Friday, 2 July 2010

Learning to Drown (Part 1)

Dear Paula

There’s a story I’d like to tell you. It’s a true story.

On the North West coast of England is Morecambe Bay – a large expanse of almost flat sands, surrounded on three sides by land. Because it is so flat the tide come in very fast.

But when the tide is out it is actually possible to walk across the narrowest part of the bay (about three kilometres). It is possible, but extremely dangerous. Morecambe Bay is riddled with shifting areas of quicksand. Each year the patches of quicksand have to be re-mapped, and the local guides have to learn the new routes across.

It is understood locally that you do not attempt to walk across Morecambe Bay at any time other than on a guided walk, during daylight. To attempt to cross the bay alone, particularly at night, you would have to be very foolish. Or drunk.

Summer 1992, Saturday night. It is gone midnight and a man, a holiday-maker, finds himself looking across the bay from the south, from Arnside towards Grange-over-Sands where his caravan is. He has been drinking, but the pubs are now closed, and for some reason he is alone. He could walk round the bay, but that is a walk of over six kilometres, and means walking along railway bridge. The tide is out and the moonlight reflects invitingly on the flat, wet sand. It looks solid enough. Why not walk? Surely it would be fine, it’s a clear night, he can see what he’s doing. Safer than the railway bridge. It doesn’t occur to him to stay where he is, to not make the journey.

Foolish, or drunk, or both.

He sets off across the sand – at this part of the bay it is really the estuary of the River Kent, and he is almost surrounded by land. The sea is literally kilometres away.

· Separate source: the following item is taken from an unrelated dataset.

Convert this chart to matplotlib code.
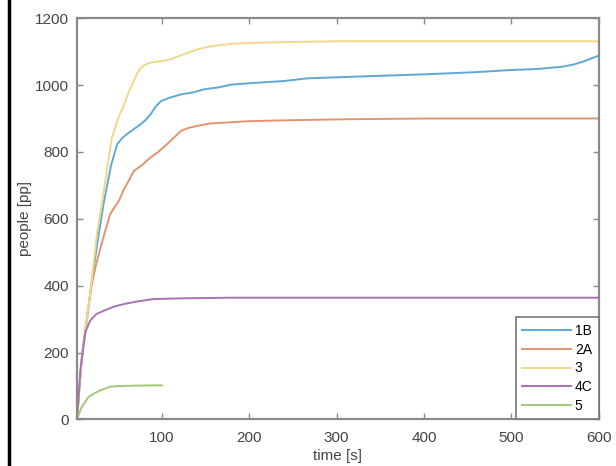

But, sure enough, it’s late, he’s had a few drinks, he’s tired, he’s guiding himself by moonlight and anyway, you cannot tell the difference between quicksand and normal sand just by looking it. That’s why it is so dangerous. Two hundred metres out onto the sand. His foot sinks to his knee almost instantly, and he topples forward, hands sinking into the sand, too. Instinctively he rights himself, pulling his body up, and his trailing leg forward.

Adrenaline floods his body, and that, combined with the sudden cold, helps to sober him up to some extent, and he realises that he is in danger. He knows this is quicksand, and he knows something about quicksand. What he knows is that the more he struggles, the deeper he will get. He’ll simply wriggle himself into the sand. He holds his body as still as he can, one leg thigh deep, the other knee deep, in the wet sand. He’s not sinking. Good. Slowly he tries to reach round to the solid sand behind him – it cannot be more than a metre away can it? But just twisting round that much is enough to loosen the sand around him and he is pulled deeper, the cold seeping through the crotch of his jeans.

He begins to shout for help.

**

We’ll have to leave him there for now, but I will write again soon.